→ BRIEF
Leaving out the pictures, retype the lines from the beginning of the listing through the line containing "line_x = [i - 0.5 + 10 / BAR_W for i in idx]".

→ DATA PROVIDED
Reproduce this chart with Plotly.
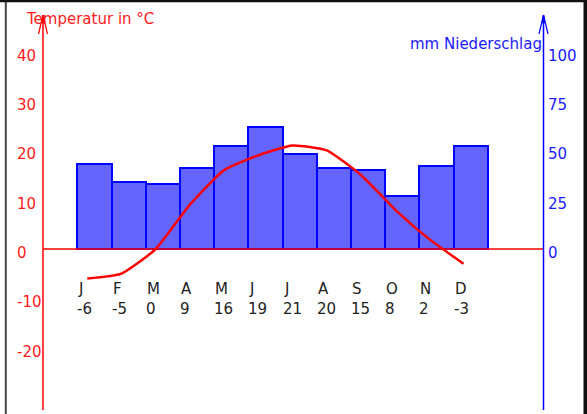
import plotly.graph_objects as go

# Klimadiagramm: monthly precipitation (bars) and mean temperature (line)
months = ["J", "F", "M", "A", "M", "J", "J", "A", "S", "O", "N", "D"]
temperature = [-6, -5, 0, 9, 16, 19, 21, 20, 15, 8, 2, -3]
precipitation = [43, 34, 33, 41, 52, 62, 48, 41, 40, 27, 42, 52]
temp_ticks = [40, 30, 20, 10, 0, -10, -20]
precip_ticks = [100, 75, 50, 25, 0]

W, H = 587, 414
# canvas geometry in pixels
BAR_LEFT0 = 77.3      # left edge of the first bar
BAR_W = 34.2          # width of one month column
ZERO_Y = 249.0        # pixel row of 0 °C / 0 mm
PX_PER_DEG = 4.93     # vertical pixels per °C
MM_PER_DEG = 2.5      # 10 °C corresponds to 25 mm
AX_L, AX_R = 43.0, 543.5
AX_TOP, AX_BOT = 15.0, 410.0

RED = "#ff1a1a"
BLUE = "#1a1aff"
FONT = "DejaVu Sans"


def pxx(x):
    return x / W


def pxy(y):
    return 1 - y / H


x_lo = -(BAR_LEFT0 + BAR_W / 2) / BAR_W
x_range = [x_lo, x_lo + W / BAR_W]
t_range = [-(H - ZERO_Y) / PX_PER_DEG, ZERO_Y / PX_PER_DEG]
p_range = [t_range[0] * MM_PER_DEG, t_range[1] * MM_PER_DEG]

idx = list(range(len(months)))
# the temperature curve is drawn a little left of the column centres
line_x = [i - 0.5 + 10 / BAR_W for i in idx]

fig = go.Figure()
# precipitation on the primary axis, temperature on the overlaying one so the line sits on top
fig.add_trace(go.Bar(
    x=idx, y=precipitation, yaxis="y", width=1.0,
    marker=dict(color="#6464ff", line=dict(color="#0000ff", width=2)),
    showlegend=False, hoverinfo="skip",
))
fig.add_trace(go.Scatter(
    x=line_x, y=temperature, mode="lines", yaxis="y2",
    line=dict(color="#ff0000", width=2.5, shape="spline", smoothing=0.5),
    showlegend=False, hoverinfo="skip",
))

shapes = []
# frame
shapes.append(dict(type="line", xref="paper", yref="paper", x0=pxx(5.8), x1=pxx(5.8), y0=0, y1=1,
                   line=dict(color="#444444", width=2)))
shapes.append(dict(type="line", xref="paper", yref="paper", x0=0, x1=1, y0=pxy(1), y1=pxy(1),
                   line=dict(color="#111111", width=2.5)))
shapes.append(dict(type="line", xref="paper", yref="paper", x0=pxx(585.5), x1=pxx(585.5), y0=0, y1=1,
                   line=dict(color="#111111", width=4)))
# zero line
shapes.append(dict(type="line", xref="paper", yref="y2", x0=pxx(AX_L), x1=pxx(AX_R), y0=0, y1=0,
                   line=dict(color="#ff0000", width=1.5), layer="above"))
# vertical axes with open arrowheads
for ax_x, col in [(AX_L, "#ff0000"), (AX_R, "#0000ff")]:
    shapes.append(dict(type="line", xref="paper", yref="paper", x0=pxx(ax_x), x1=pxx(ax_x),
                       y0=pxy(AX_BOT), y1=pxy(AX_TOP), line=dict(color=col, width=1.5)))
    for dx in (-4.5, 4.5):
        shapes.append(dict(type="line", xref="paper", yref="paper", x0=pxx(ax_x), x1=pxx(ax_x + dx),
                           y0=pxy(AX_TOP), y1=pxy(AX_TOP + 19), line=dict(color=col, width=1.2)))
    shapes.append(dict(type="path", xref="paper", yref="paper",
                       path=f"M {pxx(ax_x)} {pxy(AX_TOP)} L {pxx(ax_x - 1.8)} {pxy(AX_TOP + 8)} "
                            f"L {pxx(ax_x + 1.8)} {pxy(AX_TOP + 8)} Z",
                       fillcolor=col, line=dict(color=col, width=0.5)))

ann = []
fs = 15
for v in temp_ticks:
    ann.append(dict(x=pxx(15), xref="paper", y=v, yref="y2", text=str(v), showarrow=False,
                    xanchor="left", yanchor="middle", yshift=-4,
                    font=dict(family=FONT, size=fs, color=RED)))
for v in precip_ticks:
    ann.append(dict(x=pxx(546), xref="paper", y=v, yref="y", text=str(v), showarrow=False,
                    xanchor="left", yanchor="middle", yshift=-4,
                    font=dict(family=FONT, size=fs, color=BLUE)))
ann.append(dict(x=pxx(24), xref="paper", y=pxy(19), yref="paper", text="Temperatur in °C",
                showarrow=False, xanchor="left", yanchor="middle",
                font=dict(family=FONT, size=fs, color=RED)))
ann.append(dict(x=pxx(544), xref="paper", y=pxy(44), yref="paper", text="mm Niederschlag",
                showarrow=False, xanchor="right", yanchor="middle",
                font=dict(family=FONT, size=fs, color=BLUE)))
for i, (m, t) in enumerate(zip(months, temperature)):
    ann.append(dict(x=i - 0.5, xref="x", y=pxy(289), yref="paper", text=m, showarrow=False,
                    xanchor="left", yanchor="middle", xshift=-1,
                    font=dict(family=FONT, size=fs, color="#222222")))
    ann.append(dict(x=i - 0.5, xref="x", y=pxy(309), yref="paper", text=str(t), showarrow=False,
                    xanchor="left", yanchor="middle", xshift=-2,
                    font=dict(family=FONT, size=fs, color="#222222")))

fig.update_layout(
    width=W, height=H,
    margin=dict(l=0, r=0, t=0, b=0, pad=0),
    paper_bgcolor="white", plot_bgcolor="white",
    bargap=0,
    xaxis=dict(range=x_range, visible=False, domain=[0, 1], fixedrange=True),
    yaxis=dict(range=p_range, visible=False, domain=[0, 1], fixedrange=True),
    yaxis2=dict(range=t_range, visible=False, overlaying="y", side="right", fixedrange=True),
    shapes=shapes,
    annotations=ann,
)

fig.write_html("out.html", config={"displayModeBar": False})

→ RESPONSE FOR THIS EXERCISE
Reproduce this chart with Plotly.
import plotly.graph_objects as go

# Klimadiagramm: monthly precipitation (bars) and mean temperature (line)
months = ["J", "F", "M", "A", "M", "J", "J", "A", "S", "O", "N", "D"]
temperature = [-6, -5, 0, 9, 16, 19, 21, 20, 15, 8, 2, -3]
precipitation = [43, 34, 33, 41, 52, 62, 48, 41, 40, 27, 42, 52]
temp_ticks = [40, 30, 20, 10, 0, -10, -20]
precip_ticks = [100, 75, 50, 25, 0]

W, H = 587, 414
# canvas geometry in pixels
BAR_LEFT0 = 77.3      # left edge of the first bar
BAR_W = 34.2          # width of one month column
ZERO_Y = 249.0        # pixel row of 0 °C / 0 mm
PX_PER_DEG = 4.93     # vertical pixels per °C
MM_PER_DEG = 2.5      # 10 °C corresponds to 25 mm
AX_L, AX_R = 43.0, 543.5
AX_TOP, AX_BOT = 15.0, 410.0

RED = "#ff1a1a"
BLUE = "#1a1aff"
FONT = "DejaVu Sans"


def pxx(x):
    return x / W


def pxy(y):
    return 1 - y / H


x_lo = -(BAR_LEFT0 + BAR_W / 2) / BAR_W
x_range = [x_lo, x_lo + W / BAR_W]
t_range = [-(H - ZERO_Y) / PX_PER_DEG, ZERO_Y / PX_PER_DEG]
p_range = [t_range[0] * MM_PER_DEG, t_range[1] * MM_PER_DEG]

idx = list(range(len(months)))
# the temperature curve is drawn a little left of the column centres
line_x = [i - 0.5 + 10 / BAR_W for i in idx]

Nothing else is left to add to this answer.